> [WRITTEN EXERCISE] Reproduce every line of the listing as written, apart from the pictures.

> [DATA PROVIDED]

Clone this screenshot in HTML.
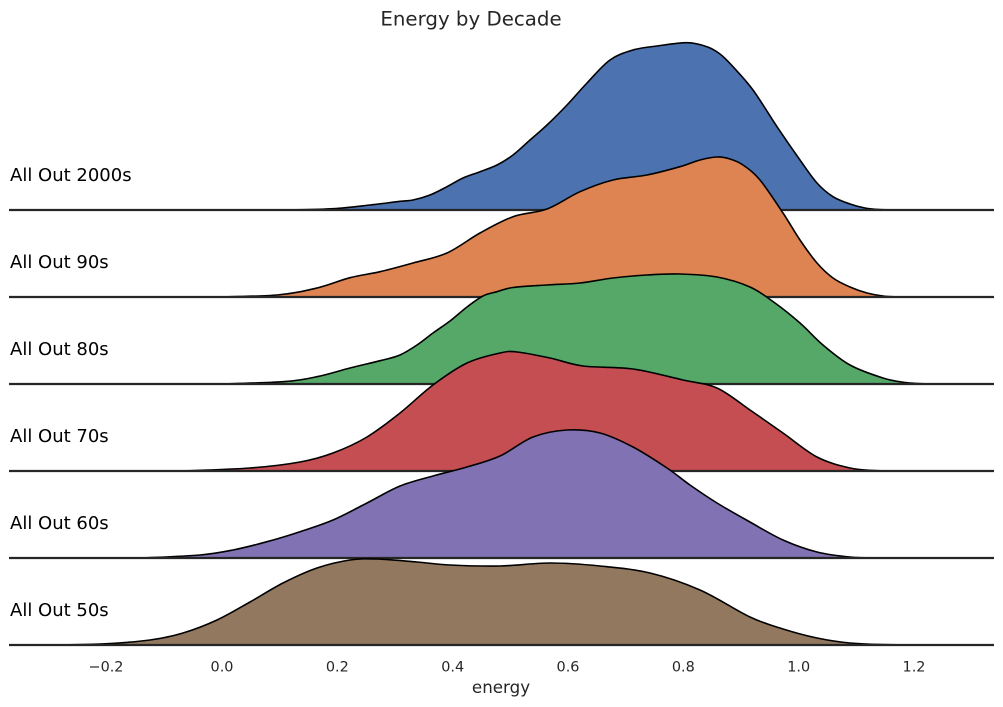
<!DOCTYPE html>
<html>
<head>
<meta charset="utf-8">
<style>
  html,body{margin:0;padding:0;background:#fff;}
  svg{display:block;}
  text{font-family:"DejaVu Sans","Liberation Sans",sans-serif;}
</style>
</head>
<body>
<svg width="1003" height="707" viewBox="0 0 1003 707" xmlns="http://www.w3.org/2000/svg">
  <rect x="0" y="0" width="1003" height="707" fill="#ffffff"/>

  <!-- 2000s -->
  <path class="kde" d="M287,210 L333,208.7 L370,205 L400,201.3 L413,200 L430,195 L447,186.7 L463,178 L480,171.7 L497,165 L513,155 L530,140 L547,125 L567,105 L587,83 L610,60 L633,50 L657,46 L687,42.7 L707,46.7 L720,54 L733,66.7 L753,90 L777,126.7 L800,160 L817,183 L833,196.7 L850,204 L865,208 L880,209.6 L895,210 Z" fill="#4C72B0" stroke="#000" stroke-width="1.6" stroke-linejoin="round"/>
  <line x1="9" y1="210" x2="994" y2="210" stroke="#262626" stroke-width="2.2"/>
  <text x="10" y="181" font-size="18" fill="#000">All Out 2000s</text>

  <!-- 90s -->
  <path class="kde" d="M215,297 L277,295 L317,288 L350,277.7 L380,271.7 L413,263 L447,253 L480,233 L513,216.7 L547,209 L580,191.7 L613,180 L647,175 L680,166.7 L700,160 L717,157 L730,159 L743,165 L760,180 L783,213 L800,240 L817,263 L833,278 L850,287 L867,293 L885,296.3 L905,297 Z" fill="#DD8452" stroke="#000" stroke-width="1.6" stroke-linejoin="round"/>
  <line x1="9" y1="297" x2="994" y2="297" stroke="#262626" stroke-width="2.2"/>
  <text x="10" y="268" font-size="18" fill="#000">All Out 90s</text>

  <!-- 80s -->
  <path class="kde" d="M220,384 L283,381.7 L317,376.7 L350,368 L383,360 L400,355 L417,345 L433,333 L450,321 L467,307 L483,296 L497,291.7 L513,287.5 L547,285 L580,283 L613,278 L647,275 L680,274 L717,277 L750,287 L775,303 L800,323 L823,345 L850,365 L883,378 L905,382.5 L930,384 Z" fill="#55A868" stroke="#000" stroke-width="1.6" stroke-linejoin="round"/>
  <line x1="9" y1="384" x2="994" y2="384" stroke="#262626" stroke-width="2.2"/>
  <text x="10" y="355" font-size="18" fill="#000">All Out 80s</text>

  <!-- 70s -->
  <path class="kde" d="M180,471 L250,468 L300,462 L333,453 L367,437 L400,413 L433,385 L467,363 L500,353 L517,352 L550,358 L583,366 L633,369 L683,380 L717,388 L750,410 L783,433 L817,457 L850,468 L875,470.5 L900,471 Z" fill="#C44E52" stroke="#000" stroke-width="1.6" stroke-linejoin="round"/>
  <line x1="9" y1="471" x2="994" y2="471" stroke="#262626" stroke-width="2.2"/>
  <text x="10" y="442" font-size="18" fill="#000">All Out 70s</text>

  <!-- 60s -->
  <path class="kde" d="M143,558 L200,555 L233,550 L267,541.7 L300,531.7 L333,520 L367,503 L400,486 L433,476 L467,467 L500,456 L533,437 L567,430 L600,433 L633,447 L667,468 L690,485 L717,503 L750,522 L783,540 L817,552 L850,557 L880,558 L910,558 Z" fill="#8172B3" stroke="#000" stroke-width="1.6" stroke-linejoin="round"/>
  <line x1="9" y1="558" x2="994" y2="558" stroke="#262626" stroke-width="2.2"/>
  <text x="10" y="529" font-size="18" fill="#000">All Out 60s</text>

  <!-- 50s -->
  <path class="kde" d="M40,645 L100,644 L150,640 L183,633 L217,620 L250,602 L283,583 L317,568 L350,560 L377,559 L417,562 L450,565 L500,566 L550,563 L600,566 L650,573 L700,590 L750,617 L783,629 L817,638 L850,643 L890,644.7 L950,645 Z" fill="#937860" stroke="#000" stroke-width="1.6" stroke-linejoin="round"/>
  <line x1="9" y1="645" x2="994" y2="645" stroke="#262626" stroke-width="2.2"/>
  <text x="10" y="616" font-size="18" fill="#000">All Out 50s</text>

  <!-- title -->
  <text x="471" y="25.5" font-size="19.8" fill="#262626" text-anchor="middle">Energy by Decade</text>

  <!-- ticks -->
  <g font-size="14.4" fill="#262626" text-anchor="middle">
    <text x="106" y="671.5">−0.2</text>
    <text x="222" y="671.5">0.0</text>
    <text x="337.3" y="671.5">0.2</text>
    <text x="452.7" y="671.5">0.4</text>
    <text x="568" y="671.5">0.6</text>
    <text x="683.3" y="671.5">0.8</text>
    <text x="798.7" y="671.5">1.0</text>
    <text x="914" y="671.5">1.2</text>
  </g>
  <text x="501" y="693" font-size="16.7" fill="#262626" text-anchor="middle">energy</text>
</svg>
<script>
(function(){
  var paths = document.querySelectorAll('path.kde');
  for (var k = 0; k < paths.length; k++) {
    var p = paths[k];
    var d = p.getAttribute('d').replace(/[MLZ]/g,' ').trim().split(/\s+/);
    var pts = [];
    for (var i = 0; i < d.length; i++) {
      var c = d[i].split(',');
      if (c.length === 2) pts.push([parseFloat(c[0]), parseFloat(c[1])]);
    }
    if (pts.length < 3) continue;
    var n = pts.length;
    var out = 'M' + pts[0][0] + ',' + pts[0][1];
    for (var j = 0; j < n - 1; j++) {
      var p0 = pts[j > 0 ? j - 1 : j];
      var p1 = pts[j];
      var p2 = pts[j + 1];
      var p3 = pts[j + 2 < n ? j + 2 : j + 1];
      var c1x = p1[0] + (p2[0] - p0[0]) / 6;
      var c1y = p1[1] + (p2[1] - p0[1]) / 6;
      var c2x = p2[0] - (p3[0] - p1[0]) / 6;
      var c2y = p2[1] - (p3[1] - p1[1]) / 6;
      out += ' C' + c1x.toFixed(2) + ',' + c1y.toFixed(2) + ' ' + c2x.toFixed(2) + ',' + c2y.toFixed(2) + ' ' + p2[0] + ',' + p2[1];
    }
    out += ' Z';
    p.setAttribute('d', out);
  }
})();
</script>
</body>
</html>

> [EXPECTED ANSWER]
Clone this screenshot in HTML.
<!DOCTYPE html>
<html>
<head>
<meta charset="utf-8">
<style>
  html,body{margin:0;padding:0;background:#fff;}
  svg{display:block;}
  text{font-family:"DejaVu Sans","Liberation Sans",sans-serif;}
</style>
</head>
<body>
<svg width="1003" height="707" viewBox="0 0 1003 707" xmlns="http://www.w3.org/2000/svg">
  <rect x="0" y="0" width="1003" height="707" fill="#ffffff"/>

  <!-- 2000s -->
  <path class="kde" d="M287,210 L333,208.7 L370,205 L400,201.3 L413,200 L430,195 L447,186.7 L463,178 L480,171.7 L497,165 L513,155 L530,140 L547,125 L567,105 L587,83 L610,60 L633,50 L657,46 L687,42.7 L707,46.7 L720,54 L733,66.7 L753,90 L777,126.7 L800,160 L817,183 L833,196.7 L850,204 L865,208 L880,209.6 L895,210 Z" fill="#4C72B0" stroke="#000" stroke-width="1.6" stroke-linejoin="round"/>
  <line x1="9" y1="210" x2="994" y2="210" stroke="#262626" stroke-width="2.2"/>
  <text x="10" y="181" font-size="18" fill="#000">All Out 2000s</text>

  <!-- 90s -->
  <path class="kde" d="M215,297 L277,295 L317,288 L350,277.7 L380,271.7 L413,263 L447,253 L480,233 L513,216.7 L547,209 L580,191.7 L613,180 L647,175 L680,166.7 L700,160 L717,157 L730,159 L743,165 L760,180 L783,213 L800,240 L817,263 L833,278 L850,287 L867,293 L885,296.3 L905,297 Z" fill="#DD8452" stroke="#000" stroke-width="1.6" stroke-linejoin="round"/>
  <line x1="9" y1="297" x2="994" y2="297" stroke="#262626" stroke-width="2.2"/>
  <text x="10" y="268" font-size="18" fill="#000">All Out 90s</text>

  <!-- 80s -->
  <path class="kde" d="M220,384 L283,381.7 L317,376.7 L350,368 L383,360 L400,355 L417,345 L433,333 L450,321 L467,307 L483,296 L497,291.7 L513,287.5 L547,285 L580,283 L613,278 L647,275 L680,274 L717,277 L750,287 L775,303 L800,323 L823,345 L850,365 L883,378 L905,382.5 L930,384 Z" fill="#55A868" stroke="#000" stroke-width="1.6" stroke-linejoin="round"/>
  <line x1="9" y1="384" x2="994" y2="384" stroke="#262626" stroke-width="2.2"/>
  <text x="10" y="355" font-size="18" fill="#000">All Out 80s</text>

  <!-- 70s -->
  <path class="kde" d="M180,471 L250,468 L300,462 L333,453 L367,437 L400,413 L433,385 L467,363 L500,353 L517,352 L550,358 L583,366 L633,369 L683,380 L717,388 L750,410 L783,433 L817,457 L850,468 L875,470.5 L900,471 Z" fill="#C44E52" stroke="#000" stroke-width="1.6" stroke-linejoin="round"/>
  <line x1="9" y1="471" x2="994" y2="471" stroke="#262626" stroke-width="2.2"/>
  <text x="10" y="442" font-size="18" fill="#000">All Out 70s</text>

  <!-- 60s -->
  <path class="kde" d="M143,558 L200,555 L233,550 L267,541.7 L300,531.7 L333,520 L367,503 L400,486 L433,476 L467,467 L500,456 L533,437 L567,430 L600,433 L633,447 L667,468 L690,485 L717,503 L750,522 L783,540 L817,552 L850,557 L880,558 L910,558 Z" fill="#8172B3" stroke="#000" stroke-width="1.6" stroke-linejoin="round"/>
  <line x1="9" y1="558" x2="994" y2="558" stroke="#262626" stroke-width="2.2"/>
  <text x="10" y="529" font-size="18" fill="#000">All Out 60s</text>

  <!-- 50s -->
  <path class="kde" d="M40,645 L100,644 L150,640 L183,633 L217,620 L250,602 L283,583 L317,568 L350,560 L377,559 L417,562 L450,565 L500,566 L550,563 L600,566 L650,573 L700,590 L750,617 L783,629 L817,638 L850,643 L890,644.7 L950,645 Z" fill="#937860" stroke="#000" stroke-width="1.6" stroke-linejoin="round"/>
  <line x1="9" y1="645" x2="994" y2="645" stroke="#262626" stroke-width="2.2"/>
  <text x="10" y="616" font-size="18" fill="#000">All Out 50s</text>

  <!-- title -->
  <text x="471" y="25.5" font-size="19.8" fill="#262626" text-anchor="middle">Energy by Decade</text>

  <!-- ticks -->
  <g font-size="14.4" fill="#262626" text-anchor="middle">
    <text x="106" y="671.5">−0.2</text>
    <text x="222" y="671.5">0.0</text>
    <text x="337.3" y="671.5">0.2</text>
    <text x="452.7" y="671.5">0.4</text>
    <text x="568" y="671.5">0.6</text>
    <text x="683.3" y="671.5">0.8</text>
    <text x="798.7" y="671.5">1.0</text>
    <text x="914" y="671.5">1.2</text>
  </g>
  <text x="501" y="693" font-size="16.7" fill="#262626" text-anchor="middle">energy</text>
</svg>
<script>
(function(){
  var paths = document.querySelectorAll('path.kde');
  for (var k = 0; k < paths.length; k++) {
    var p = paths[k];
    var d = p.getAttribute('d').replace(/[MLZ]/g,' ').trim().split(/\s+/);
    var pts = [];
    for (var i = 0; i < d.length; i++) {
      var c = d[i].split(',');
      if (c.length === 2) pts.push([parseFloat(c[0]), parseFloat(c[1])]);
    }
    if (pts.length < 3) continue;
    var n = pts.length;
    var out = 'M' + pts[0][0] + ',' + pts[0][1];
    for (var j = 0; j < n - 1; j++) {
      var p0 = pts[j > 0 ? j - 1 : j];
      var p1 = pts[j];
      var p2 = pts[j + 1];
      var p3 = pts[j + 2 < n ? j + 2 : j + 1];
      var c1x = p1[0] + (p2[0] - p0[0]) / 6;
      var c1y = p1[1] + (p2[1] - p0[1]) / 6;
      var c2x = p2[0] - (p3[0] - p1[0]) / 6;
      var c2y = p2[1] - (p3[1] - p1[1]) / 6;
      out += ' C' + c1x.toFixed(2) + ',' + c1y.toFixed(2) + ' ' + c2x.toFixed(2) + ',' + c2y.toFixed(2) + ' ' + p2[0] + ',' + p2[1];
    }
    out += ' Z';
    p.setAttribute('d', out);
  }
})();
</script>
</body>
</html>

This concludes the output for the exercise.